Despite great strides made by women in business over the past three decades, they are not widely represented in the business leadership of U.S. corporations. Although women comprise 47% of employees and hold one-third of all the MBAs granted, only 2% of the CEOs of Fortune 500 companies are female. In nearly half of the wider universe of Fortune 1000 companies, there are no women executives.
Despite the high visibility of women like Sheryl Sandberg and Marissa Meyer in tech companies like Facebook, Google, and Yahoo, women in tech don’t fare well in gender equity. The larger and better-known companies generally employ 70% men and 30% women. In specifically tech roles, such as coding and engineering, women make up only 16% of employees worldwide.
And in entrepreneurial start-ups? Women start tech companies only to get funding about 2%-3% of the time.
Explanations for Gender Success
While the figures may inch up, overall the lack of women in the upper corporate ranks and in tech is old news. It is generally attributed to the glass ceiling – the metaphor that the very upper ranks may look open but in fact are not. An increase in more powerful women at the pinnacle, the theory goes, would lead to more opportunities for women generally.
Looking at what women themselves think their success is attributable to, though, raises a question about whether all women even see the glass ceiling. A study conducted of what high-achieving women think success factors contributing to success revealed a split. Sixty percent believed that success was due to structural factors, such as limited or no conflicts between family responsibilities and the need to work long hours. Forty percent believed success was meritocratic, stemming from networks, abilities, and ambition. This group didn’t think the glass ceiling had explanatory power.

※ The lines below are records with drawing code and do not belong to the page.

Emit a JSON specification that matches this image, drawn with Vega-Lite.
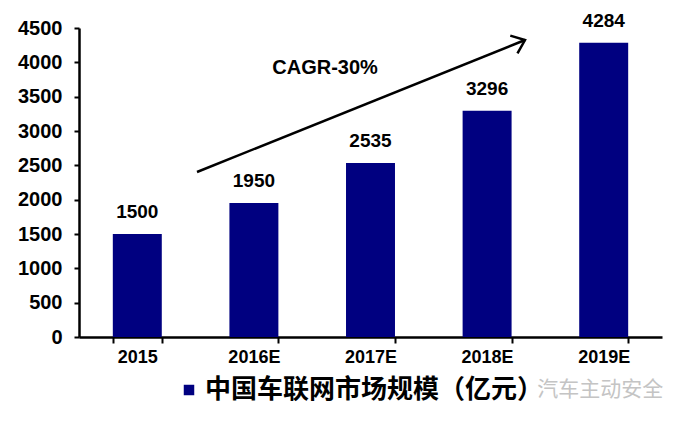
{
  "$schema": "https://vega.github.io/schema/vega-lite/v6.json",
  "autosize": {"type": "none"},
  "width": 583,
  "height": 309,
  "padding": {"left": 79, "top": 28, "right": 14, "bottom": 87},
  "background": "white",
  "config": {
    "view": {"stroke": null},
    "font": "Liberation Sans"
  },
  "datasets": {
    "bars": [
      {"year": "2015", "value": 1500, "series": "中国车联网市场规模（亿元）"},
      {"year": "2016E", "value": 1950, "series": "中国车联网市场规模（亿元）"},
      {"year": "2017E", "value": 2535, "series": "中国车联网市场规模（亿元）"},
      {"year": "2018E", "value": 3296, "series": "中国车联网市场规模（亿元）"},
      {"year": "2019E", "value": 4284, "series": "中国车联网市场规模（亿元）"}
    ],
    "arrow": [{"x": 1.012, "y": 2403, "x2": 3.825, "y2": 4325}],
    "notes": [
      {"x": 2.11, "y": 3917, "label": "CAGR-30%"}
    ],
    "wm": [
      {"x": 4.47, "y": -772, "label": "汽车主动安全"}
    ]
  },
  "layer": [
    {
      "data": {"name": "bars"},
      "mark": {"type": "bar", "color": "#000080"},
      "encoding": {
        "x": {
          "field": "year", "type": "nominal", "sort": null,
          "scale": {"paddingInner": 0.58, "paddingOuter": 0.29},
          "axis": {
            "title": null, "labelAngle": 0, "domainColor": "black", "domainWidth": 2.5,
            "tickColor": "black", "tickWidth": 2, "tickSize": 6, "tickBand": "extent",
            "labelFont": "Liberation Sans", "labelFontWeight": "bold", "labelFontSize": 18,
            "labelColor": "black", "labelPadding": 5, "grid": false
          }
        },
        "y": {
          "field": "value", "type": "quantitative",
          "scale": {"domain": [0, 4500], "nice": false},
          "axis": {
            "title": null, "values": [0, 500, 1000, 1500, 2000, 2500, 3000, 3500, 4000, 4500],
            "format": "d",
            "domainColor": "black", "domainWidth": 2.5,
            "tickColor": "black", "tickWidth": 2, "tickSize": 5,
            "labelFont": "Liberation Sans", "labelFontWeight": "bold", "labelFontSize": 20,
            "labelColor": "black", "labelPadding": 12, "grid": false
          }
        },
        "color": {
          "field": "series", "type": "nominal",
          "scale": {"range": ["#000080"]},
          "legend": {
            "title": null, "orient": "none", "legendX": 97, "legendY": 349,
            "direction": "horizontal", "padding": 0,
            "symbolType": "square", "symbolSize": 110, "symbolStrokeWidth": 0,
            "labelFont": "Noto Sans CJK SC", "labelFontSize": 26, "labelFontWeight": "bold",
            "labelColor": "black", "labelOffset": 3, "labelLimit": 0
          }
        }
      }
    },
    {
      "data": {"name": "bars"},
      "mark": {"type": "text", "baseline": "alphabetic", "dy": -16, "font": "Liberation Sans", "fontWeight": "bold", "fontSize": 19, "color": "black"},
      "encoding": {
        "x": {"field": "year", "type": "nominal", "sort": null, "scale": {"paddingInner": 0.58, "paddingOuter": 0.29}, "axis": null},
        "y": {"field": "value", "type": "quantitative", "scale": {"domain": [0, 4500], "nice": false}, "axis": null},
        "text": {"field": "value", "type": "quantitative", "format": "d"}
      }
    },
    {
      "data": {"name": "arrow"},
      "mark": {"type": "rule", "color": "black", "strokeWidth": 2.5},
      "encoding": {
        "x": {"field": "x", "type": "quantitative", "scale": {"domain": [0, 5], "nice": false}, "axis": null},
        "y": {"field": "y", "type": "quantitative", "scale": {"domain": [0, 4500], "nice": false}, "axis": null},
        "x2": {"field": "x2"},
        "y2": {"field": "y2"}
      }
    },
    {
      "data": {"name": "arrow"},
      "mark": {"type": "point", "shape": "M-1,-0.8L0,0L-1,0.8", "filled": false, "stroke": "black", "strokeWidth": 2.5, "size": 576, "angle": -22, "opacity": 1},
      "encoding": {
        "x": {"field": "x2", "type": "quantitative", "scale": {"domain": [0, 5], "nice": false}, "axis": null},
        "y": {"field": "y2", "type": "quantitative", "scale": {"domain": [0, 4500], "nice": false}, "axis": null}
      }
    },
    {
      "data": {"name": "notes"},
      "mark": {"type": "text", "font": "Liberation Sans", "fontWeight": "bold", "fontSize": 20, "color": "black", "baseline": "middle"},
      "encoding": {
        "x": {"field": "x", "type": "quantitative", "scale": {"domain": [0, 5], "nice": false}, "axis": null},
        "y": {"field": "y", "type": "quantitative", "scale": {"domain": [0, 4500], "nice": false}, "axis": null},
        "text": {"field": "label"}
      }
    },
    {
      "data": {"name": "wm"},
      "mark": {"type": "text", "font": "Noto Sans CJK SC", "fontSize": 21, "color": "#c4c4c4", "baseline": "middle", "clip": false},
      "encoding": {
        "x": {"field": "x", "type": "quantitative", "scale": {"domain": [0, 5], "nice": false}, "axis": null},
        "y": {"field": "y", "type": "quantitative", "scale": {"domain": [0, 4500], "nice": false}, "axis": null},
        "text": {"field": "label"}
      }
    }
  ],
  "resolve": {"scale": {"x": "independent"}, "axis": {"y": "independent"}}
}
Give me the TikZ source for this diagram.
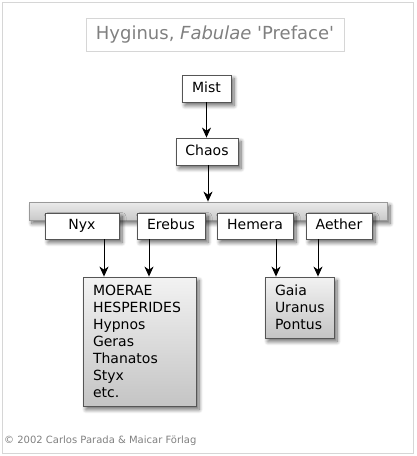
\documentclass[tikz,border=0pt]{standalone}
\usepackage{fontspec}
\setmainfont{DejaVu Sans}
\newfontfamily\plainfont{DejaVu Sans}
\usetikzlibrary{arrows.meta,shadows.blur}
\definecolor{frame}{HTML}{D6D6D6}
\definecolor{titlegray}{HTML}{808080}
\definecolor{boxline}{HTML}{555555}
\tikzset{
  shade/.style={blur shadow={shadow xshift=3pt,shadow yshift=-3.5pt,shadow blur steps=8,shadow blur radius=4pt,shadow opacity=60}},
  person/.style={draw=boxline,line width=0.8pt,fill=white,inner sep=0pt,text height=10pt,text depth=3pt,font=\fontsize{14}{17}\selectfont,shade},
  groupbox/.style={draw=boxline,line width=0.8pt,top color=white!95!black,bottom color=black!23,inner xsep=10pt,inner ysep=0pt,align=left,font=\fontsize{14}{17}\selectfont,shade},
  arr/.style={line width=1pt,-{Stealth[length=10pt,width=9pt,inset=3pt]}},
}
\begin{document}
\begin{tikzpicture}[x=1pt,y=-1pt]
\useasboundingbox (0,0) rectangle (417,456);
\node[draw=frame,line width=0.8pt,minimum width=411pt,minimum height=451pt,inner sep=0pt] (frame) at (208,227.5) {};
\node[draw=frame,line width=0.8pt,minimum width=258pt,minimum height=33pt,inner sep=0pt,text=titlegray,font=\plainfont\fontsize{18}{20}\selectfont] (title) at (215,34.5) {Hyginus, \textit{Fabulae} 'Preface'};
\node[person,minimum width=49pt,minimum height=27pt] (mist) at (206.5,88.5) {Mist};
\node[person,minimum width=62pt,minimum height=27pt] (chaos) at (207,151.5) {Chaos};
\node[draw=black!40,line width=0.8pt,top color=black!8,bottom color=black!21,minimum width=358pt,minimum height=18pt,inner sep=0pt,shade] (bar) at (208,211) {};
\node[person,minimum width=74pt,minimum height=26pt] (nyx) at (82,226) {Nyx};
\node[person,minimum width=68pt,minimum height=26pt] (erebus) at (171,226) {Erebus};
\node[person,minimum width=76pt,minimum height=26pt] (hemera) at (255,226) {Hemera};
\node[person,minimum width=66pt,minimum height=26pt] (aether) at (339,226) {Aether};
\node[groupbox,text width=93pt,minimum height=129pt] (nyxkids) at (139.5,341.5) {MOERAE\\HESPERIDES\\Hypnos\\Geras\\Thanatos\\Styx\\etc.};
\node[groupbox,text width=49pt,minimum height=61pt] (gaiakids) at (299.5,307.5) {Gaia\\Uranus\\Pontus};
\draw[arr] (mist) -- (mist.south |- chaos.north);
\draw[arr] ([xshift=1pt]chaos.south) -- ([xshift=1pt]chaos.south |- bar.north);
\draw[arr] ([xshift=22pt]nyx.south) -- ([xshift=22pt]nyx.south |- nyxkids.north);
\draw[arr] ([xshift=-22pt]erebus.south) -- ([xshift=-22pt]erebus.south |- nyxkids.north);
\draw[arr] ([xshift=21pt]hemera.south) -- ([xshift=21pt]hemera.south |- gaiakids.north);
\draw[arr] ([xshift=-21pt]aether.south) -- ([xshift=-21pt]aether.south |- gaiakids.north);
\node[anchor=base west,inner sep=0pt,text=titlegray,font=\fontsize{10}{12}\selectfont] (copy) at (4,443) {© 2002 Carlos Parada \& Maicar Förlag};
\end{tikzpicture}
\end{document}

The researchers note that the 40% of women who believe that success is meritocratic often attribute their success to support by institutions such as business schools. Their belief that success arises solely from merit and ambition aligns with the message of most U.S. business schools, as well as U.S. belief generally.
The 60% who believe that advancement is structural, point to issues such as gender stereotypes being a hindrance to women’s advancement. Women who are liked, for example, are often perceived as not authoritative, while women who are authoritative are not seen as likable.
Fostering Gender Equity
What, then, should be the business strategy for improving gender equity in the corporate suite of American business? One of the implications of the study, after all, was that 40% of women didn’t see the glass ceiling, but only individual actions. Their impetus to mentor and support other women might be overridden by loyalty to the institutions they saw as instrumental in their success.
The researchers suggest that more dissemination of how structural factors affect women would help rectify the 40/60 split. More support networks for women would also help women identify and share the causes and solutions to advancement.